Why did you decide to make the book now?

When I have a finished photograph or series or film, and I'm able to share it with people, and I make it the way that I intended it to be, then I feel like I've accomplished something. I'd been wanting to make a book for several years, but it just never really felt like the right time. By the time I made [the film] La Grande Sortie, I suddenly looked at the work that I'd started making in '07, and I shot La Grande Sortie in 2017. Not only was it exactly 10 years of work, but I felt like the motion that I'd started with had reached some kind of new chapter or new thought. So it felt like the exact right time.

How did you get your start in photography?
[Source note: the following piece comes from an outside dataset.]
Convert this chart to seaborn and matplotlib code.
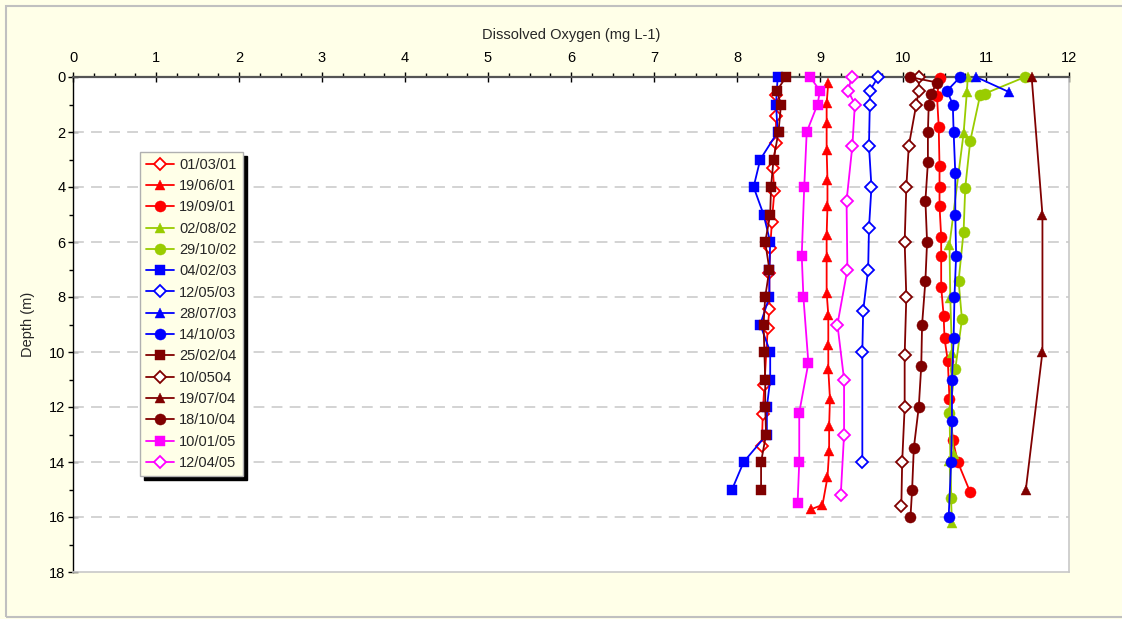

I saw a William Eggleston exhibition at The Getty, and as far as I knew, I'd consciously never seen photography being used as art before that. I'd only seen it being used as fashion or advertising. So when I saw his photographs, I was completely struck by how emotional I felt looking at something that seemed to be ordinary, like a snapshot of a scene in the south. The only time I'd ever felt anything similar was when I'd looked at paintings like Toulouse-Lautrec or Cézanne. These photographs were making me feel a certain way, but yet it didn't make sense to me. It felt like magic. Within the same week of seeing William Eggleston's photographs, I bought a camera and darkroom equipment on eBay, and I started processing and printing my own pictures. I'd never had a camera or thought about photography before that.

So you're self-taught, then?

Yeah. I looked into some art schools, because that was the thing that you were supposed to do next. But when I got to that part, I realized that I was way too impatient and eager to get started making the images that I was seeing in my head. I wanted to just get right to it and I thought that school was going to slow me down and kill my enthusiasm. I'd found the thing I'd been looking for without even really realizing. I'd finally found the thing that I was going to funnel all of this energy into, and I was excited, and invigorated by the idea of doing that.

Were you set on being a photographer, or did you ever leave and come back to it?

Yeah, it was never a question. Looking back, all I can remember is how excited I was by not only making images, but showing them and getting a response. Without the response part, I might have started questioning what I was doing, because I can get really in my head about things. And that's a lot of what my work is about, how the mind can distort one's reality, especially if there is a negative thing happening. I remember how invigorating it felt to have an idea, and then create that idea in a way that it could become accessible for other people to see what I had in my head. And then see how people responded and gave back to that idea with their own stories, or even if they really disliked it. I was getting reactions and responses and conversation was taking place around these images that I was making, and I really loved that cycle.

Would you say that that's the underlying goal with your work? You want to make art so other people would be able to see what's in your head, or do you want them to feel a certain way?

I definitely want them to feel something. I want people to leave feeling something that wasn't there before, or that they hadn't walked into the gallery with. For me, I think it's best when it hits a personal chord within someone, because that's the kind of art that I respond to. If they walk away feeling different, then I think that's a successful visit to the gallery.

What are some of the weirder places that you've had photoshoots in?

There have been many weird places because for the first half of my career I was shooting wherever I could get away with it, and I didn't have to get a permit or anything. I shot at the DMV, on a public bus, in the waters of Brighton Beach, in the Thames River in London. I did one of my exhibitions in a motel, and they could only rent it to us for four hours, because they made more money off their regular customers.